Through Death To Life

October 7, 2016 Length: 14:29

Christianity is really quite simple. There is a gift, Jesus Christ and we are called to receive Him.





What we are given …
“ … for it is the God who said, ‘let light shine out of darkness,’ who has shone in our hearts to give the light of the knowledge of the glory of God in the face of Jesus Christ.”

St Paul declares that the supreme gift God gives to all who seek it is the enlightenment that is to be found in the face of Jesus Christ. Like all gifts this gift is designed to be received, valued and treasured but unlike most other gifts it is also given to be handed on to others.

Christianity is really quite simple. There is a gift, Jesus Christ and we are called to receive Him. In receiving Him we shall know Him and thereby taste of the glory of God. God the Father offers this gift of his Son to each and all every day. Some accept and are born anew as children of God; some do not and continue to walk in darkness. Some, having received the gift, neglect the treasure and almost imperceptibly wander away toward the shadows. Their condition is parlous, dangerous. Let us not then be numbered amongst those whose love for God grows cold!

St Paul continues:

“but we have this treasure in earthen vessels, to show that the transcendent power belongs to God and not to us.”

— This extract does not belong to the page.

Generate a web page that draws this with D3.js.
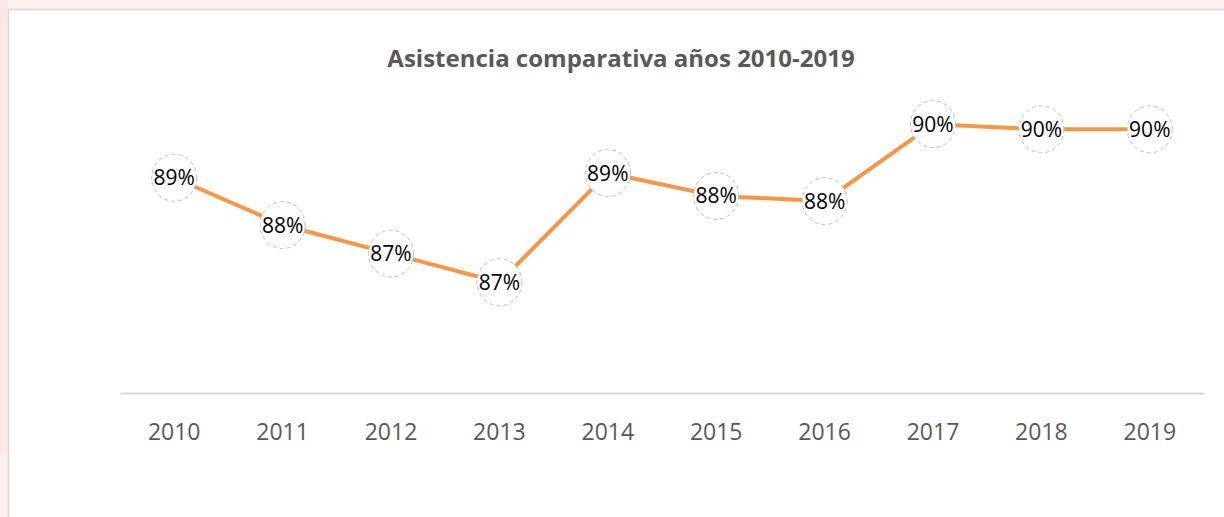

In our Christian lives we must always remember that we are clay being transformed into gold, but that much of the clay remains no matter what level of virtue and holiness we attain. In our fallen state we are often tempted to think that true goodness in ourselves is our own doing. Those who have the grace to know how deep the roots of sin go in the human soul acknowledge that this goodness grows through the power and grace of God alone and not from within ourselves. It lies with us the power to choose to cooperate with God’s grace and grow in virtue and holiness or to lay aside that challenge and opt for the corrupting mediocrity that leads to perdition and death.

St Paul again:

“we are afflicted in every way, but not crushed; perplexed, but not driven to despair; persecuted, but not forsaken; struck down, but not destroyed; always carrying in the body the death of Jesus, so that the life of Jesus may also be manifested in our bodies. For while we live we are always being given up to death for Jesus sake, so that the life of Jesus may be manifested in our mortal flesh. So death is at work in us but life in you.”

St Paul goes on to describe in terms of his own apostolic experience what it is to be resilient by God’s grace in the face of suffering and adversity. The way of the cross means that the resurrection power of Christ is available to all who seek to do great works for God and bear the brunt of persecution, affliction and bitterness. In the sacred Person of Christ these sufferings are utterly transformed so that even great joy befalls those who embrace the cross. We may recall that in ancient Rome in the arena, when Christians were awaiting their death at the claws and teeth of the beasts, the crowds were astonished to see such happiness in our Christian brethren who resorted to joyful hymns of thanksgiving to God even in the midst of their terrible sufferings. This perhaps more than anything else drew the contemptuous and hateful mob to Christ. It is the same today and will be until Christ comes again. St Paul reflects that the sacrifices that he makes for the sake of the gospel actually lead to resurrection in the lives of others to whom he ministers. Again the same principle is at work in anything that we do for Christ. We embrace the cross and others, including ourselves, are raised to newness of life.

St Paul concludes:

“since we have the same spirit of faith as he had who wrote, ‘I believed, and so I spoke,’ we to believe, and so we speak, knowing that he who raised the Lord Jesus will raise us also with Jesus and bring us with you into his presence. For it is all for your sake, so that as grace extends to more and more people it may increase thanksgiving, to the glory of God.”

There is a positive virtuous circle of grace here that we are called to make our own. St Paul’s apostolic work was to lift people up into the presence of God, to know His glory in the face of Jesus Christ.  When this happens, anytime, anywhere, the more rapidly the contagion of love spreads, bringing more and more people into the Kingdom: a great crescendo of thanksgiving and glory as the world is made new.

Now we know of course that the world is mired in death corruption and decay, however beautiful it is for a time. The creative power of God’s Resurrection life can only come to this world through the witness of those friends of God who are prepared to follow Christ in the way of the cross and generate through the sacrifice of their lives a powerful and glorious renewal in both humanity and creation itself. St Paul’s apostolic experience is one that he shares with us if we are prepared to follow his example. We are not only saved for mission but we are saved in and by mission. We are born again as others find new birth. We find indestructible joy in the renewal of the whole of creation in Christ. Even, so come Lord Jesus!